The star of the show is a kind of anti-gravity machine. "Raindrop" is really a vertical wind tunnel that suspends an actual water droplet in mid-air in the exact conditions of a falling raindrop. The opportunity to scrutinize an isolated drop, and to see its underside's flattened, active profile, is thrilling. It's a finicky sculpture: At the mercy of environmental factors too subtle to control in CAM's vast space, the drop may be disobedient. When I first saw it, McClymont had just finished setting it up, and the drop he deposited in the air column hovered there for about eight minutes. On a recent visit, however, eight seconds was barely achievable. (When you visit, if a droplet isn't jittering in the space above the mouth of the sculpture, tell the person behind the museum's front desk. With a syringe, he or she will carefully squeeze a single drop into that space.)

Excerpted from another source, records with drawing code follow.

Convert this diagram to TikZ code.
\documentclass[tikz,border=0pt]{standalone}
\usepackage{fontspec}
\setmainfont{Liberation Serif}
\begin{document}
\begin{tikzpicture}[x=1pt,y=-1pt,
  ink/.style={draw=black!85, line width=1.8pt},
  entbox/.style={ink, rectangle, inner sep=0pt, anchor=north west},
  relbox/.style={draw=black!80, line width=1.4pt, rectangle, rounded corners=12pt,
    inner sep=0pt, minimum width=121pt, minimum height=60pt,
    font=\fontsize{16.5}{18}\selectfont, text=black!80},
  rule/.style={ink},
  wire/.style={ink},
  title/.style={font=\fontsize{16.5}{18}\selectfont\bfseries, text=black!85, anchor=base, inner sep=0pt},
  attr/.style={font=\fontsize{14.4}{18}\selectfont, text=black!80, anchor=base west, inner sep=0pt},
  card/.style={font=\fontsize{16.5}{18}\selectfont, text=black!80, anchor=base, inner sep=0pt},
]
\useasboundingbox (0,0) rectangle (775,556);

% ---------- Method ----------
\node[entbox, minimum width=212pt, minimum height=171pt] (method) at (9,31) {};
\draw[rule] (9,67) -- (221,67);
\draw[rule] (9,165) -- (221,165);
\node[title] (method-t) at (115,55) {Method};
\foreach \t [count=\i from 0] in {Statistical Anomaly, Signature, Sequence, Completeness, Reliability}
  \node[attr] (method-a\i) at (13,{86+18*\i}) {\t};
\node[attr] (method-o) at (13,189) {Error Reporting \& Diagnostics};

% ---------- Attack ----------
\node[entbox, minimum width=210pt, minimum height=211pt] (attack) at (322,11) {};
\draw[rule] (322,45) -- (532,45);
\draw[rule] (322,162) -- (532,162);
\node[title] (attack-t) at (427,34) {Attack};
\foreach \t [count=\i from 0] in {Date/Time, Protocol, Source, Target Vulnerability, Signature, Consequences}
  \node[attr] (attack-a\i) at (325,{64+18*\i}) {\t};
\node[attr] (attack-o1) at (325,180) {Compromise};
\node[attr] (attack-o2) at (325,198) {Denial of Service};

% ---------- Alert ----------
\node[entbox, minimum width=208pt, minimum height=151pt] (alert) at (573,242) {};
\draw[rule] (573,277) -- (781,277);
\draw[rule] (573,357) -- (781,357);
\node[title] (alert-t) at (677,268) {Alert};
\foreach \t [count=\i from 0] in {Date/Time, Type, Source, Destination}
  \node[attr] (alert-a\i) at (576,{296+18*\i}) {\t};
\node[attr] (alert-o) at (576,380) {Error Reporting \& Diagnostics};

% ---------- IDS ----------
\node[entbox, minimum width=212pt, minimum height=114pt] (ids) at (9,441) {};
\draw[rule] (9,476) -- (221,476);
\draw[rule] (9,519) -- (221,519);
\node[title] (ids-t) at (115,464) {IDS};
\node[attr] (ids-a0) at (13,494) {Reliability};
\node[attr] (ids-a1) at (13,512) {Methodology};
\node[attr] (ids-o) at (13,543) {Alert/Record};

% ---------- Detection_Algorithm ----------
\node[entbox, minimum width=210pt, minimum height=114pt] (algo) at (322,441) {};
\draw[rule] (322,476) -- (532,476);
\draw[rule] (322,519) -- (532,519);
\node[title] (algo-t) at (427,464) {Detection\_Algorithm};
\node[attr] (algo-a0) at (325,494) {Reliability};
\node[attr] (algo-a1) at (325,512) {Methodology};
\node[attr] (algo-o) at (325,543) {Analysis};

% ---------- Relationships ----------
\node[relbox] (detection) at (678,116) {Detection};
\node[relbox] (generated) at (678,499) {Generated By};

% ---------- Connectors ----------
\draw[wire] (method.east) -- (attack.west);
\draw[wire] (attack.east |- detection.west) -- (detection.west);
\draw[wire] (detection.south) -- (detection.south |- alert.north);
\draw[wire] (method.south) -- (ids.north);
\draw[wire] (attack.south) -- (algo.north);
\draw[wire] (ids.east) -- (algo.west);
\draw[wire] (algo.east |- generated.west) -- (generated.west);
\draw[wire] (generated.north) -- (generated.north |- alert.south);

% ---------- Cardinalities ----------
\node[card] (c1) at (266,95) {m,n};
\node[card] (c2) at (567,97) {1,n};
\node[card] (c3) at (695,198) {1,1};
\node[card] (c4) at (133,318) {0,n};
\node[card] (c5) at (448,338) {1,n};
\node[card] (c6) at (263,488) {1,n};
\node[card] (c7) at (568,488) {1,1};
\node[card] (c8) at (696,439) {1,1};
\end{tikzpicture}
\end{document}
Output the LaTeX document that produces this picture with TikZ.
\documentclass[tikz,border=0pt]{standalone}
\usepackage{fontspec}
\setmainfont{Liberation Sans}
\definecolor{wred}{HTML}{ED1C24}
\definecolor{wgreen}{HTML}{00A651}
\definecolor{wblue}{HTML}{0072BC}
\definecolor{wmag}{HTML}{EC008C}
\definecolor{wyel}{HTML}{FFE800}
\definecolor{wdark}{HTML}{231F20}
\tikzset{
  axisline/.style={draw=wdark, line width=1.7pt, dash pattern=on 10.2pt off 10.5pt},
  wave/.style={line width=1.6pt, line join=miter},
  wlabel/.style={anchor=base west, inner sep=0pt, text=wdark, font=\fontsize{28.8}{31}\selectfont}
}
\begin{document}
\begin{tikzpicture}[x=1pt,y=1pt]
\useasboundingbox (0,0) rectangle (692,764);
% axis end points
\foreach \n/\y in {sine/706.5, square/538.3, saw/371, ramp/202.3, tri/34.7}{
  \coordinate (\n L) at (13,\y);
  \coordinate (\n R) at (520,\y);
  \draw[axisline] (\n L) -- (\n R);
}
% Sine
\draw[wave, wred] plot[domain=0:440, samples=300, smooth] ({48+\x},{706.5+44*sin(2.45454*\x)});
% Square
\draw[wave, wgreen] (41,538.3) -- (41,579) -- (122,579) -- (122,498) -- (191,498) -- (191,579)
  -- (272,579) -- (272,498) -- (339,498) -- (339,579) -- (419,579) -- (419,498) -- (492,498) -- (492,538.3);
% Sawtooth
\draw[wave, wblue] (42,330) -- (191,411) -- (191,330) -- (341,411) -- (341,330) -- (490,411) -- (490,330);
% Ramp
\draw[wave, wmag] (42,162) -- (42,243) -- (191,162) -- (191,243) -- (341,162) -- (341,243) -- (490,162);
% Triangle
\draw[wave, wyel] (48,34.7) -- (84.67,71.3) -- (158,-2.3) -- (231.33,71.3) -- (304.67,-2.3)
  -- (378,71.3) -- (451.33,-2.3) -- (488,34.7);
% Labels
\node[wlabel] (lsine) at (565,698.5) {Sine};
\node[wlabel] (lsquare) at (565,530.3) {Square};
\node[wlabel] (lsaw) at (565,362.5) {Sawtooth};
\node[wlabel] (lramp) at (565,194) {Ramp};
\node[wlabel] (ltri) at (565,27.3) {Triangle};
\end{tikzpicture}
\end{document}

McClymont's second machine-driven water work resides in CAM's basement theater. "The Limitations of Logic and the Absence of Absolute Certainty," named after Kurt Gödel's "incompleteness theorem" that describes how some mathematical and logical problems simply cannot be solved, consists of three fans mounted on scaffolding above two plastic pipes emitting water vapor. The air currents from the fans craft a perpetual tornado from the vapor.
It's hypnotic to watch the funnel cloud writhe, collapse and re-establish. Unpredictably, stripes flit up the length of its coil. And you are a part of it, entering the room and standing in the space, altering the air currents with your own presence and motion. You realize quickly that there are too many variables affecting the tornado's motion for you to take into account. Rather than finding that incomprehensibility frightening, you simply enjoy its visual result.
McClymont's ability to convey his sheer awe at astronomical distances and individual raindrops makes a great counterpoint to Christian's entertaining and visually overwhelming exhibition. CAM's done well to put these two emerging artists together for much of the spring.
This article appeared in print with the headline "Flattened raindrops and googly eyes."